Hacker News new | ask | show | jobs
by voppe 2226 days ago
I agree with the first statement. I'd go as far as saying that Unity is the JavaScript of game development.

Sure, when you start out you get out results FAST, but then you run into limitations, weird behaviours and quirks that have to be worked around, and soon everything becomes a mess.

Mind you, I'm a hobbyist in this field so maybe you could chalk it out to inexperience, but I shiver to think to what professional developers have to deal with if the small prototypes I cranked out got so convoluted.

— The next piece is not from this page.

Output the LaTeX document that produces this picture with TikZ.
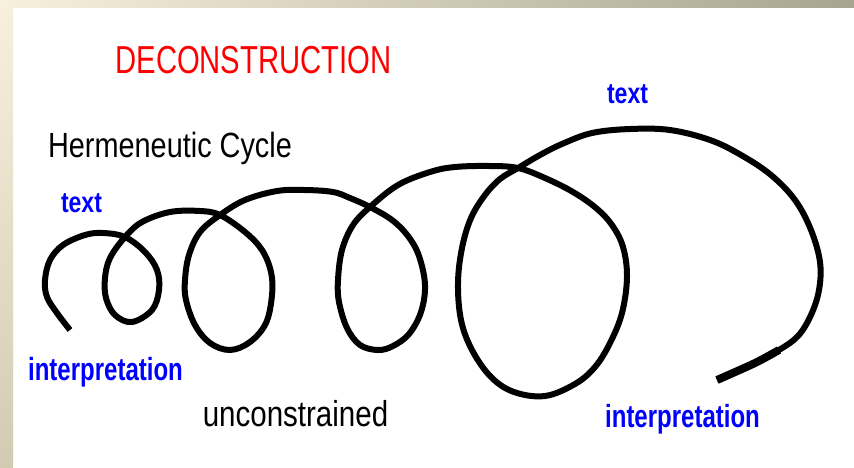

I'm trying out UE4 lately and although it can be daunting at times (and with horrible documentation), it feels much more comfortable to use in the long term.

3 comments

> Mind you, I'm a hobbyist in this field so maybe you could chalk it out to inexperience, but I shiver to think to what professional developers have to deal with if the small prototypes I cranked out were that painful.

Careful adherence to best practices (often discovered the hard way), banning certain code pitfalls with a linter, and many workarounds :(

It took me months to make something semi-usable out of (a subset of) UNET, and I can clearly see why nobody at Unity wanted to maintain it. Still, something half-decent and mostly backwards-compatible could have been made of it with enough work, but again they chose to chase the new shiny :/

See - exactly like Javascript!

The more you can avoid the "nice" stuff the better your project will be. All those shiny things in the UI that look easy will be painful in the long run once they start disappearing (I swear component references just disappear sometimes) and breaking and making the life-cycle of the application confusing.

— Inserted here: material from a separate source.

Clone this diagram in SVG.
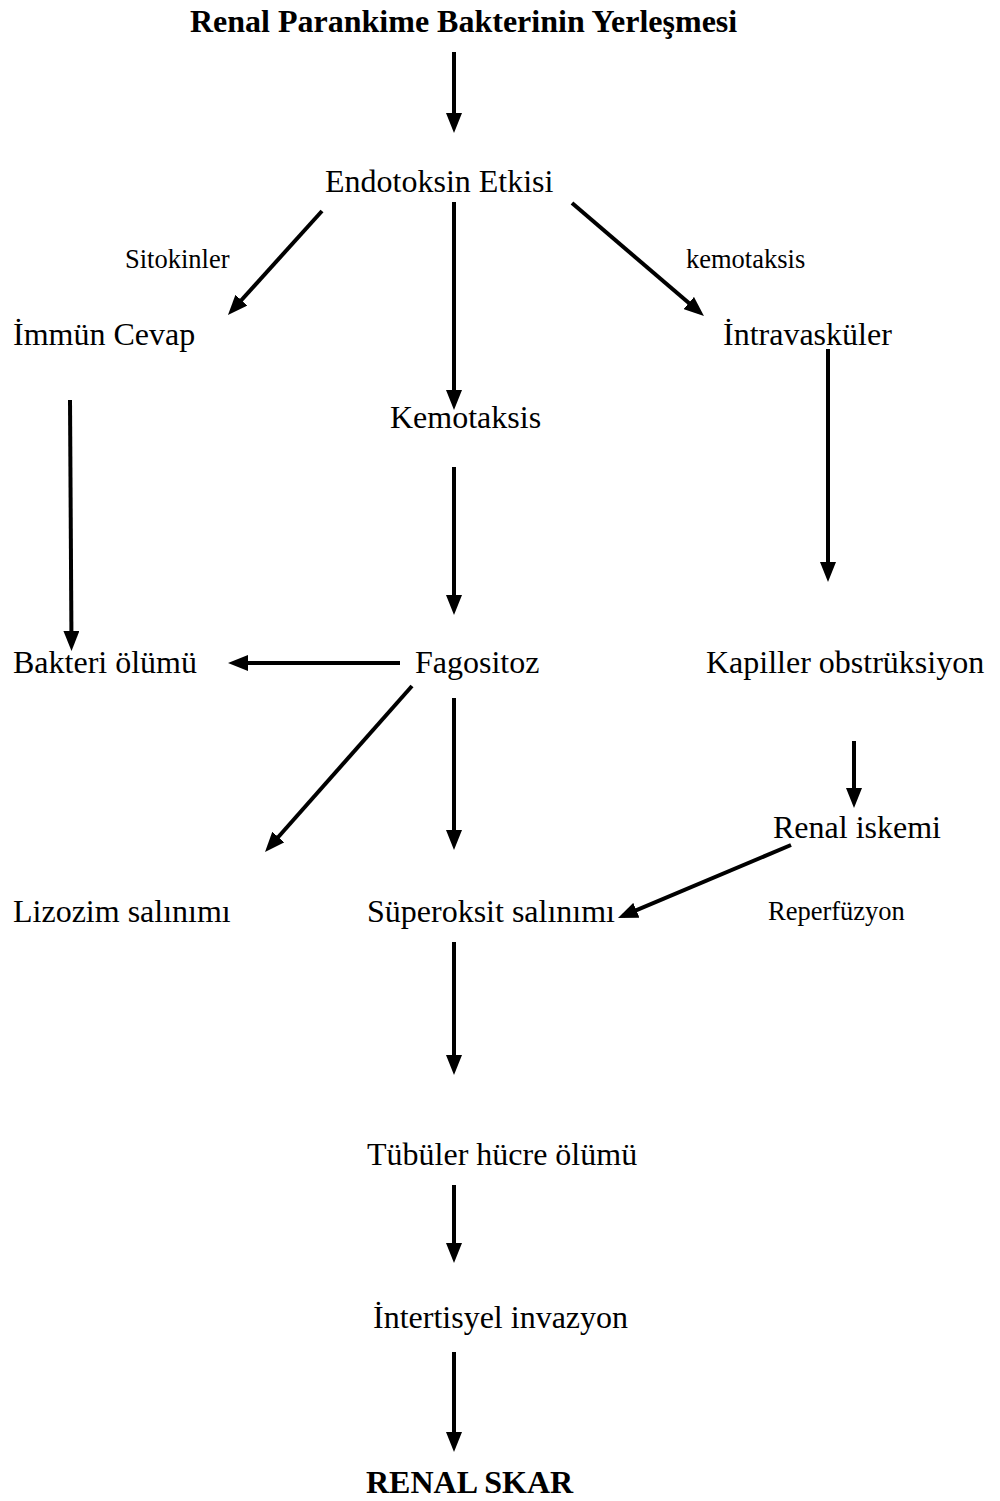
<svg xmlns="http://www.w3.org/2000/svg" width="1000" height="1501" viewBox="0 0 1000 1501">
<style>
text{font-family:"Liberation Serif","Times New Roman",serif;fill:#000}
.n{font-size:32px}
.b{font-size:32px;font-weight:bold}
.s{font-size:26.5px}
.c line{stroke:#000;stroke-width:4;marker-end:url(#ah)}
</style>
<defs>
<marker id="ah" markerUnits="userSpaceOnUse" markerWidth="20" markerHeight="16" refX="14" refY="8" orient="auto">
<path d="M0,0 L20,8 L0,16 z" fill="#000"/>
</marker>
</defs>
<rect width="1000" height="1501" fill="#fff"/>
<g class="c" id="connectors">
<line x1="454" y1="52" x2="454" y2="127"/>
<line x1="322" y1="211" x2="232" y2="310.5"/>
<line x1="454" y1="202" x2="454" y2="404"/>
<line x1="572" y1="203" x2="699.4" y2="312.1"/>
<line x1="70" y1="400" x2="71.5" y2="645"/>
<line x1="828" y1="349" x2="828" y2="576"/>
<line x1="454" y1="467" x2="454" y2="609"/>
<line x1="400" y1="663" x2="234" y2="663"/>
<line x1="412" y1="686" x2="269" y2="847.5"/>
<line x1="454" y1="698" x2="454" y2="844"/>
<line x1="854" y1="741" x2="854" y2="802"/>
<line x1="791" y1="845" x2="623.5" y2="915.7"/>
<line x1="454" y1="942" x2="454" y2="1069"/>
<line x1="454" y1="1185" x2="454" y2="1257"/>
<line x1="454" y1="1352" x2="454" y2="1446"/>
</g>
<g id="n-title"><text class="b" x="190" y="32">Renal Parankime Bakterinin Yerleşmesi</text></g>
<g id="n-endotoksin"><text class="n" x="325" y="192">Endotoksin Etkisi</text></g>
<g id="l-sitokinler"><text class="s" x="125" y="268">Sitokinler</text></g>
<g id="l-kemotaksis"><text class="s" x="686" y="268">kemotaksis</text></g>
<g id="n-immun"><text class="n" x="13" y="345">İmmün Cevap</text></g>
<g id="n-intravaskuler"><text class="n" x="723" y="345">İntravasküler</text></g>
<g id="n-kemotaksis"><text class="n" x="390" y="428">Kemotaksis</text></g>
<g id="n-bakteri"><text class="n" x="13" y="673">Bakteri ölümü</text></g>
<g id="n-fagositoz"><text class="n" x="415" y="673">Fagositoz</text></g>
<g id="n-kapiller"><text class="n" x="706" y="673">Kapiller obstrüksiyon</text></g>
<g id="n-renaliskemi"><text class="n" x="773" y="838">Renal iskemi</text></g>
<g id="l-reperfuzyon"><text class="s" x="768" y="920">Reperfüzyon</text></g>
<g id="n-lizozim"><text class="n" x="13" y="922">Lizozim salınımı</text></g>
<g id="n-superoksit"><text class="n" x="367" y="922">Süperoksit salınımı</text></g>
<g id="n-tubuler"><text class="n" x="367" y="1165">Tübüler hücre ölümü</text></g>
<g id="n-intertisyel"><text class="n" x="373" y="1328">İntertisyel invazyon</text></g>
<g id="n-renalskar"><text class="b" x="366" y="1493">RENAL SKAR</text></g>
</svg>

If you haven't already, take a look at Mirror - open source reimplementation of UNET with hundreds of bug fixes and improvements
My main complaints about UNET could be summarized as "the order in which things happen is very chaotic" (in unbelievably many ways!). I've not checked to what degree Mirror has improved on this.

Based on a superficial look, I'm worried it might have been more concerned with adding features than fixing and simplifying the fundamentals, but I don't really know.

Mirror is amazing :) But it's a big shame for Unity that you need to use it in the first place, because they don't ship a working networking stack out of the box.
What limitations does Javascript result in after initial FAST results as you say? All of the web is running on JS. It’s not without its faults but I resent the analogy.
Do you have any pointers towards good tutorials for a hobbyist on UE? I dabbled with Unity and want to see the other side and it wouldn't hurt to get back into C++ after all these years.
Sorry, I don't have a solid reference, I'm mostly watching snippets of random youtube videos and trying stuff out on my own and putting the pieces together as I don't have the patience to sit through a course.

Also, I'm working with blueprints as the C++ side lacks any kind of docs or tutorials. Initially I was repelled by them, but after getting used to them, they're not as bad as they seem at first glance.